---------- Provided records ----------
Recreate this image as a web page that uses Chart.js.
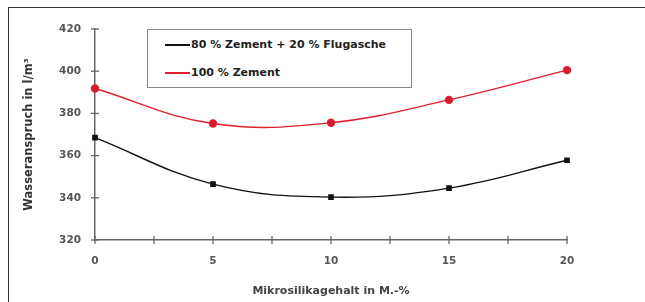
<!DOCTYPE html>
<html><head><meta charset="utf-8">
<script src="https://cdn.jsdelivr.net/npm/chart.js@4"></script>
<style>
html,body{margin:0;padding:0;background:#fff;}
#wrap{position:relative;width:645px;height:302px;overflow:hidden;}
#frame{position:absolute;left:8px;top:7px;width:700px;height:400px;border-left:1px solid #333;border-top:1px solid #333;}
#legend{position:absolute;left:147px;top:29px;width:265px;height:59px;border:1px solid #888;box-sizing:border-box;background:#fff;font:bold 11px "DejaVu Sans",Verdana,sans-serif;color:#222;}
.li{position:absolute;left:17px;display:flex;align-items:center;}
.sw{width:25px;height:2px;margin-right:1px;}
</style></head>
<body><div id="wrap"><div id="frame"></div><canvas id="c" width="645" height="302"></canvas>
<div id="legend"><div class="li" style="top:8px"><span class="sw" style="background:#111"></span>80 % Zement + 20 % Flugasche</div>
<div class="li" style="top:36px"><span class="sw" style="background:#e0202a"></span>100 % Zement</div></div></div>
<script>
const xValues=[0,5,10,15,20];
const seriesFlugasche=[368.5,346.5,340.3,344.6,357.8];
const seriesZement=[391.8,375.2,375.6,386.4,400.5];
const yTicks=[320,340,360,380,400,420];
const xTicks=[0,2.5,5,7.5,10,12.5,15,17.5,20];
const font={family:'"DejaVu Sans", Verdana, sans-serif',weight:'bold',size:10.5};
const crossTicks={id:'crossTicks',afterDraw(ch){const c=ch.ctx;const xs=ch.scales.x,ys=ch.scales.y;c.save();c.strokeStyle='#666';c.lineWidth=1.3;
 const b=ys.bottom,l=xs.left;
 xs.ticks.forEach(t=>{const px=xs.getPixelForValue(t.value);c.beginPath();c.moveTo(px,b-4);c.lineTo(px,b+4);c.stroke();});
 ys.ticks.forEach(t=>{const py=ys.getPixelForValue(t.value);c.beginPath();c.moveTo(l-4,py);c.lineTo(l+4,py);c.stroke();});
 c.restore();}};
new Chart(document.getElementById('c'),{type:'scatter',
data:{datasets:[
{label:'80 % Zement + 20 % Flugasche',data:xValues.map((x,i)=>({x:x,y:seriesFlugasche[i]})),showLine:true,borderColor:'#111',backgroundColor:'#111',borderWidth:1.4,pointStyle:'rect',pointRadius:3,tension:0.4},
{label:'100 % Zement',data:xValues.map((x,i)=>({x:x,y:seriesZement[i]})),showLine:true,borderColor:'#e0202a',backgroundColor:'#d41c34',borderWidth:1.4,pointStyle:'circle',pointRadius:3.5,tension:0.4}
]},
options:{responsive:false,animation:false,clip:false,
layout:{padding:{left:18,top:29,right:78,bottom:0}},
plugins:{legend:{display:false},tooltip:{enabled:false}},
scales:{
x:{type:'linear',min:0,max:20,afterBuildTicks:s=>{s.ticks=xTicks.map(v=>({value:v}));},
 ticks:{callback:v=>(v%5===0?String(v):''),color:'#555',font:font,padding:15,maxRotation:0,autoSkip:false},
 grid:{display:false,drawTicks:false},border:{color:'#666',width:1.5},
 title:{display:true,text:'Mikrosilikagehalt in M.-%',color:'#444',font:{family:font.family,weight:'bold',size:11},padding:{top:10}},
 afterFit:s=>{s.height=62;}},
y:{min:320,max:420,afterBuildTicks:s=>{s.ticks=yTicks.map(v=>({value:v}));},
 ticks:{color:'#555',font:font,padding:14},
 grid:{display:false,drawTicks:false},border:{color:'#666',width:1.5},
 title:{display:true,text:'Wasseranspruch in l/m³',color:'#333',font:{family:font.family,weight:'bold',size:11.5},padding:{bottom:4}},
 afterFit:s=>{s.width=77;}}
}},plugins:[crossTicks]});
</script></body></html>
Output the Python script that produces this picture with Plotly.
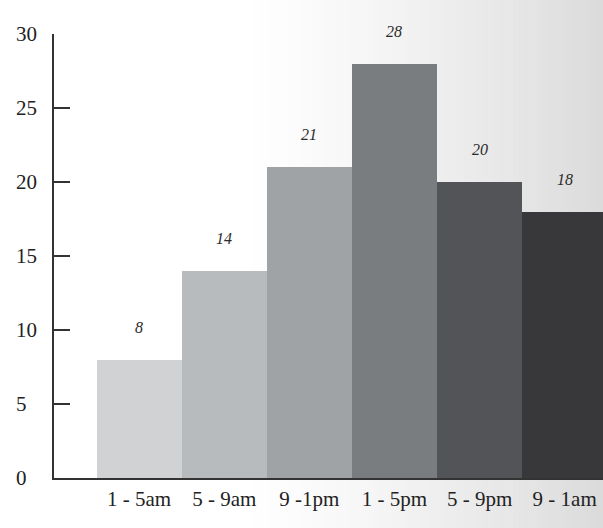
----------
* **Written request**: Your task is to set down the records shown above exactly, minus any pictures.

* **Exercise response**:
Recreate this image as a web page that uses Chart.js.
<!DOCTYPE html>
<html><head><meta charset="utf-8">
<script src="https://cdn.jsdelivr.net/npm/chart.js@4"></script>
<style>
html,body{margin:0;padding:0;background:#fff;}
#wrap{position:relative;width:645px;height:302px;overflow:hidden;}
#frame{position:absolute;left:8px;top:7px;width:700px;height:400px;border-left:1px solid #333;border-top:1px solid #333;}
#legend{position:absolute;left:147px;top:29px;width:265px;height:59px;border:1px solid #888;box-sizing:border-box;background:#fff;font:bold 11px "DejaVu Sans",Verdana,sans-serif;color:#222;}
.li{position:absolute;left:17px;display:flex;align-items:center;}
.sw{width:25px;height:2px;margin-right:1px;}
</style></head>
<body><div id="wrap"><div id="frame"></div><canvas id="c" width="645" height="302"></canvas>
<div id="legend"><div class="li" style="top:8px"><span class="sw" style="background:#111"></span>80 % Zement + 20 % Flugasche</div>
<div class="li" style="top:36px"><span class="sw" style="background:#e0202a"></span>100 % Zement</div></div></div>
<script>
const xValues=[0,5,10,15,20];
const seriesFlugasche=[368.5,346.5,340.3,344.6,357.8];
const seriesZement=[391.8,375.2,375.6,386.4,400.5];
const yTicks=[320,340,360,380,400,420];
const xTicks=[0,2.5,5,7.5,10,12.5,15,17.5,20];
const font={family:'"DejaVu Sans", Verdana, sans-serif',weight:'bold',size:10.5};
const crossTicks={id:'crossTicks',afterDraw(ch){const c=ch.ctx;const xs=ch.scales.x,ys=ch.scales.y;c.save();c.strokeStyle='#666';c.lineWidth=1.3;
 const b=ys.bottom,l=xs.left;
 xs.ticks.forEach(t=>{const px=xs.getPixelForValue(t.value);c.beginPath();c.moveTo(px,b-4);c.lineTo(px,b+4);c.stroke();});
 ys.ticks.forEach(t=>{const py=ys.getPixelForValue(t.value);c.beginPath();c.moveTo(l-4,py);c.lineTo(l+4,py);c.stroke();});
 c.restore();}};
new Chart(document.getElementById('c'),{type:'scatter',
data:{datasets:[
{label:'80 % Zement + 20 % Flugasche',data:xValues.map((x,i)=>({x:x,y:seriesFlugasche[i]})),showLine:true,borderColor:'#111',backgroundColor:'#111',borderWidth:1.4,pointStyle:'rect',pointRadius:3,tension:0.4},
{label:'100 % Zement',data:xValues.map((x,i)=>({x:x,y:seriesZement[i]})),showLine:true,borderColor:'#e0202a',backgroundColor:'#d41c34',borderWidth:1.4,pointStyle:'circle',pointRadius:3.5,tension:0.4}
]},
options:{responsive:false,animation:false,clip:false,
layout:{padding:{left:18,top:29,right:78,bottom:0}},
plugins:{legend:{display:false},tooltip:{enabled:false}},
scales:{
x:{type:'linear',min:0,max:20,afterBuildTicks:s=>{s.ticks=xTicks.map(v=>({value:v}));},
 ticks:{callback:v=>(v%5===0?String(v):''),color:'#555',font:font,padding:15,maxRotation:0,autoSkip:false},
 grid:{display:false,drawTicks:false},border:{color:'#666',width:1.5},
 title:{display:true,text:'Mikrosilikagehalt in M.-%',color:'#444',font:{family:font.family,weight:'bold',size:11},padding:{top:10}},
 afterFit:s=>{s.height=62;}},
y:{min:320,max:420,afterBuildTicks:s=>{s.ticks=yTicks.map(v=>({value:v}));},
 ticks:{color:'#555',font:font,padding:14},
 grid:{display:false,drawTicks:false},border:{color:'#666',width:1.5},
 title:{display:true,text:'Wasseranspruch in l/m³',color:'#333',font:{family:font.family,weight:'bold',size:11.5},padding:{bottom:4}},
 afterFit:s=>{s.width=77;}}
}},plugins:[crossTicks]});
</script></body></html>
Output the Python script that produces this picture with Plotly.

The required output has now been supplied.